October 24, 2007
Taking Bible Stories Literally
Most Americans don't have a problem with key narratives.
According to a new poll conducted by the Barna Group, a substantial majority of Americans believes in the literal truth of six key Bible stories. For those of us worried about how to communicate biblical truth in our increasingly postmodern and pluralistic culture, the findings indicate that many folks continue to accept the Word of God at face value.
Here are the overall results among adults to the question of whether they thought a specific story in the Bible was "literally true, meaning it happened exactly as described in the Bible":
Christ's crucifixion, burial, and resurrection (75%);
Daniel in the Lion's Den (65%);
Moses parting the Red Sea (64%);
David and Goliath (63%);
Peter walking on water (60%);
God creating the universe in six days (60%).

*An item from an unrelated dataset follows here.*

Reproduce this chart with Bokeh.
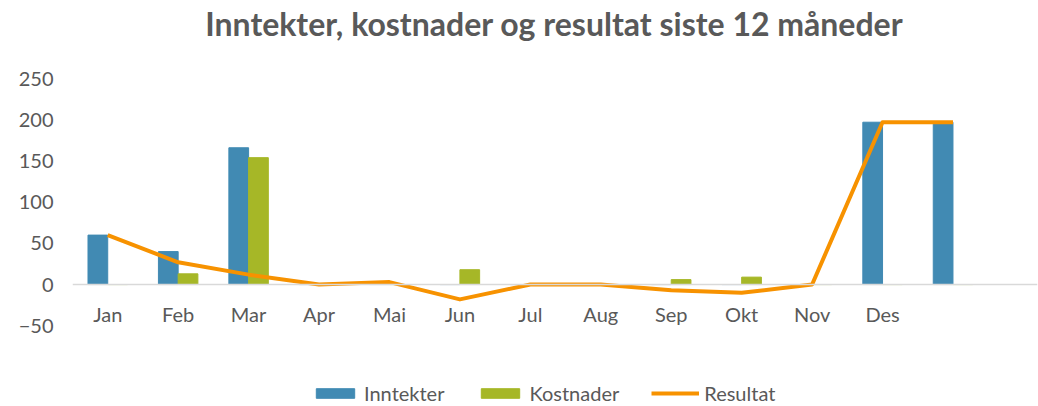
from bokeh.plotting import figure
from bokeh.models import ColumnDataSource, Span, Legend, LegendItem, Range1d, FixedTicker, Label
from bokeh.transform import dodge
from bokeh.core.properties import value
from bokeh.embed import file_html
from bokeh.resources import INLINE

months = ["Jan", "Feb", "Mar", "Apr", "Mai", "Jun", "Jul", "Aug", "Sep", "Okt", "Nov", "Des", ""]
inntekter = [60, 40, 166, 0, 3, 0, 0, 0, 0, 0, 0, 197, 197]
kostnader = [0, 13, 154, 0, 0, 18, 0, 0, 6, 9, 0, 0, 0]
resultat = [60, 27, 12, 0, 3, -18, 0, 0, -7, -10, 0, 197, 197]
y_ticks = [-50, 0, 50, 100, 150, 200, 250]
title = "Inntekter, kostnader og resultat siste 12 måneder"

FONT = "Lato"
TXT = "#595959"

idx = list(range(len(months)))
src = ColumnDataSource(dict(x=idx, m=months, inn=inntekter, kos=kostnader, res=resultat,
                            zero=[0] * len(months)))

# frame spans the full canvas height so title and legend can sit inside it
p = figure(width=1038, height=406, output_backend="svg", toolbar_location=None,
           x_range=Range1d(-0.5, 13.2), y_range=Range1d(-148, 344.7),
           x_axis_location=None, min_border_left=72, min_border_right=1,
           min_border_bottom=0, min_border_top=0)
p.outline_line_color = None
p.xgrid.visible = False
p.ygrid.visible = False

p.add_layout(Label(x=6.34, y=316.5, text=title, text_align="center", text_baseline="middle",
                   text_font=FONT, text_font_size="32px", text_font_style="bold",
                   text_color=TXT))

p.yaxis.ticker = FixedTicker(ticks=y_ticks)
p.yaxis.axis_line_color = None
p.yaxis.major_tick_line_color = None
p.yaxis.minor_tick_line_color = None
p.yaxis.major_label_text_font = FONT
p.yaxis.major_label_text_font_size = "20px"
p.yaxis.major_label_text_color = TXT
p.yaxis.major_label_standoff = 13

p.add_layout(Span(location=0, dimension="width", line_color="#D9D9D9", line_width=1.5))

b1 = p.vbar(x=dodge("x", -0.14, range=p.x_range), top="inn", width=0.28, source=src,
            fill_color="#418AB3", line_color="#418AB3")
b2 = p.vbar(x=dodge("x", 0.14, range=p.x_range), top="kos", width=0.28, source=src,
            fill_color="#A6B727", line_color="#A6B727")
l1 = p.line(x="x", y="res", source=src, line_color="#F79200", line_width=4,
            line_join="round")

p.text(x="x", y="zero", text="m", source=src, y_offset=29, text_align="center",
       text_baseline="middle", text_font=value(FONT), text_font_size="20px", text_color=TXT)

legend = Legend(items=[LegendItem(label="Inntekter", renderers=[b1]),
                       LegendItem(label="Kostnader", renderers=[b2]),
                       LegendItem(label="Resultat", renderers=[l1])],
                orientation="horizontal", location=(239, 1),
                label_text_font=FONT, label_text_font_size="20px", label_text_color=TXT,
                glyph_width=48, glyph_height=12, spacing=32, label_standoff=5,
                border_line_color=None, background_fill_alpha=0, margin=0, padding=0)
p.add_layout(legend, "center")

open("out.html", "w").write(file_html(p, INLINE))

When you break down the numbers, it gets even more interesting. Several factors are correlated with less belief in a literal resurrection: high education, mainline vs. non-mainline Protestantism, Catholicism vs. Protestantism, and white vs. black. So, statistically speaking, a highly educated white Catholic or mainline professor from the Northeast would likely be more skeptical than a blue-collar African-American Protestant from the Midwest or South.
Further, the more skeptical you are about the Bible, the more likely it is that you are a political liberal. On the flip side, the more you take these narratives literally, the more likely you are to be a conservative:
There were very consistent patterns related to people's political inclinations. Of the six stories examined, just one story (the resurrection of Christ) was considered to be literally true by at least half of all liberals. In contrast, among conservatives, only one of those stories was taken literally by less than 80% (the 76% who embraced the six day creation as absolute truth.) Similarly, the data showed that Republicans were more likely than either Democrats or Independents to accept each of the stories as literally accurate. For all six narratives, Independents were the voting group least likely to hold a literal interpretation, an average of twenty percentage points lower than the norm among Republicans.
This hints, to me at least, that the national Democrats, despite their recent rediscovery of people of faith, have an uphill climb ahead in winning their trust - and their votes. Certainly they have done so with African Americans. It remains to be seen if they will be able to get the much larger numbers of white Protestants to also believe in them.